Similarly, Young is an insufferable bigot; Theresa May’s refusal to demand his removal, padded with irrelevant asides about how unimpressed she was with his record and would expect him to step down if he did it again (not exactly a tough stance on a 10,000th offence) shows at once how unprincipled and how desperate her creaking administration has become.

But Young has not resigned in disgrace, repudiated by government. He has stepped down voluntarily “to get on with the work I have been doing to promote and support the free schools movement.”

Top Tories were effusive in their praise for his record in peddling the free schools project, which is still at the heart of government policy with hundreds more of these unaccountable institutions due to open by 2020.

And as National Education Union joint general secretary Mary Bousted points out, Young keeps his more dangerous role as director of the New Schools Network, a “charity” in receipt of taxpayer funds which champions and assists the creation of more free schools.

In contrast to Tory claims, there is no evidence that free schools improve standards; Ofsted concluded in 2015 that “inspection outcomes are broadly in line with those for all schools.”

What they do do is remove schools from local authority accountability, preventing councils from planning education provision in line with the needs of the area.

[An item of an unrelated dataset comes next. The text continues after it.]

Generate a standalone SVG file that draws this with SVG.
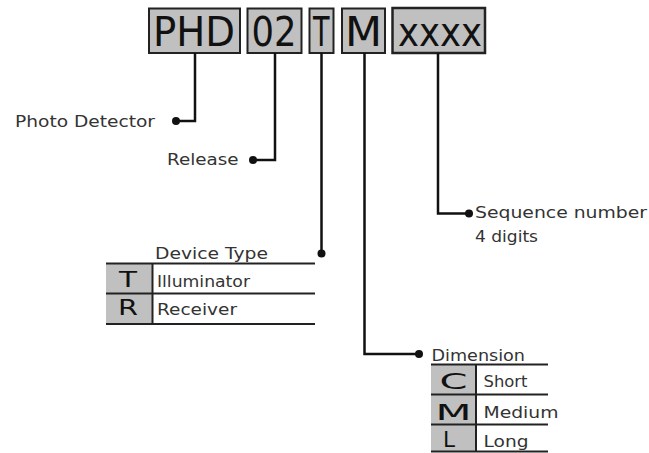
<svg xmlns="http://www.w3.org/2000/svg" width="649" height="453" viewBox="0 0 649 453">
<style>
.box{fill:#c0c0c0;stroke:#222;stroke-width:2}
.code{font-family:"DejaVu Sans","Liberation Sans",sans-serif;font-size:40px;fill:#111}
.lbl{font-family:"DejaVu Sans","Liberation Sans",sans-serif;font-size:16px;fill:#333}
.cell{font-family:"DejaVu Sans","Liberation Sans",sans-serif;font-size:22px;fill:#111;text-anchor:middle}
.conn{fill:none;stroke:#111;stroke-width:2.5}
.rule{stroke:#222;stroke-width:2}
.gray{fill:#c0c0c0}
.dot{fill:#111}
</style>
<rect width="649" height="453" fill="#ffffff"/>
<g id="codes">
<g id="box-phd"><rect class="box" x="149" y="8.5" width="91" height="44.5"/><text class="code" x="153" y="46" textLength="82" lengthAdjust="spacingAndGlyphs">PHD</text></g>
<g id="box-02"><rect class="box" x="247.5" y="8.5" width="54" height="44.5"/><text class="code" x="251.5" y="46" textLength="45" lengthAdjust="spacingAndGlyphs">02</text></g>
<g id="box-t"><rect class="box" x="309.5" y="8.5" width="24" height="44.5"/><text class="code" x="313" y="46" textLength="16.5" lengthAdjust="spacingAndGlyphs">T</text></g>
<g id="box-m"><rect class="box" x="342" y="8.5" width="43" height="44.5"/><text class="code" x="345" y="46" textLength="37" lengthAdjust="spacingAndGlyphs">M</text></g>
<g id="box-xxxx"><rect class="box" x="392.5" y="8" width="92.5" height="45" style="stroke-width:2.5"/><text class="code" x="398" y="46" textLength="84" lengthAdjust="spacingAndGlyphs">xxxx</text></g>
</g>
<g id="connectors">
<path class="conn" d="M195,53 V121 H176"/>
<path class="conn" d="M275,53 V160 H253"/>
<path class="conn" d="M321.5,53 V253"/>
<path class="conn" d="M364.5,53 V354 H419"/>
<path class="conn" d="M438,53 V213.5 H469"/>
<circle class="dot" cx="176" cy="121" r="4"/>
<circle class="dot" cx="253" cy="160" r="4"/>
<circle class="dot" cx="321.5" cy="253.5" r="4"/>
<circle class="dot" cx="419" cy="354" r="4"/>
<circle class="dot" cx="469" cy="213.5" r="4"/>
</g>
<g id="photo-detector"><text class="lbl" x="15" y="126.5" textLength="140" lengthAdjust="spacingAndGlyphs">Photo Detector</text></g>
<g id="release"><text class="lbl" x="167" y="164.5" textLength="71.5" lengthAdjust="spacingAndGlyphs">Release</text></g>
<g id="sequence"><text class="lbl" x="475" y="218" textLength="172" lengthAdjust="spacingAndGlyphs">Sequence number</text><text class="lbl" x="475" y="241.5" textLength="63" lengthAdjust="spacingAndGlyphs">4 digits</text></g>
<g id="device-type">
<text class="lbl" x="155" y="258.5" textLength="113" lengthAdjust="spacingAndGlyphs">Device Type</text>
<rect class="gray" x="106" y="263.5" width="46" height="60.5"/>
<line class="rule" x1="106" y1="263.5" x2="315" y2="263.5"/>
<line class="rule" x1="106" y1="293.5" x2="315" y2="293.5"/>
<line class="rule" x1="106" y1="324" x2="315" y2="324"/>
<line class="rule" x1="152.5" y1="263.5" x2="152.5" y2="324"/>
<text class="cell" x="128" y="286.5" textLength="18" lengthAdjust="spacingAndGlyphs">T</text>
<text class="cell" x="128" y="315" textLength="20" lengthAdjust="spacingAndGlyphs">R</text>
<text class="lbl" x="157" y="286.5" textLength="93" lengthAdjust="spacingAndGlyphs">Illuminator</text>
<text class="lbl" x="157" y="315" textLength="80" lengthAdjust="spacingAndGlyphs">Receiver</text>
</g>
<g id="dimension">
<text class="lbl" x="431.5" y="361" textLength="93.5" lengthAdjust="spacingAndGlyphs">Dimension</text>
<rect class="gray" x="431" y="364.5" width="45" height="87"/>
<line class="rule" x1="431" y1="364.5" x2="548" y2="364.5"/>
<line class="rule" x1="431" y1="394.5" x2="548" y2="394.5"/>
<line class="rule" x1="431" y1="424.5" x2="548" y2="424.5"/>
<line class="rule" x1="431" y1="451.5" x2="548" y2="451.5"/>
<line class="rule" x1="476" y1="364.5" x2="476" y2="451.5"/>
<text class="cell" x="453.5" y="389" textLength="28" lengthAdjust="spacingAndGlyphs">C</text>
<text class="cell" x="453.5" y="420" textLength="36" lengthAdjust="spacingAndGlyphs">M</text>
<text class="cell" x="449" y="447" textLength="12" lengthAdjust="spacingAndGlyphs">L</text>
<text class="lbl" x="483.5" y="386.5" textLength="44" lengthAdjust="spacingAndGlyphs">Short</text>
<text class="lbl" x="483.5" y="417.5" textLength="75" lengthAdjust="spacingAndGlyphs">Medium</text>
<text class="lbl" x="483.5" y="446.5" textLength="45" lengthAdjust="spacingAndGlyphs">Long</text>
</g>
</svg>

They allow enthusiasts to set up new schools in areas where they are not needed, drawing funds away from existing schools in the same area and exacerbating a shortage of places elsewhere.

They employ unqualified teachers at four times the rate of other schools and evidence suggests they take in fewer disadvantaged children than maintained schools, entrenching class divisions.

Young, their most aggressive cheerleader, actually resigned as chief executive of his flagship West London Free School in 2016, admitting that running a school was harder than he’d thought and that perhaps his scathing attacks on the teaching profession had been “arrogant.”

It’s time he — and his Tory cheerleaders — learned the lessons from both his resignations, stopped promoting free schools and started listening to education professionals when formulating education policy.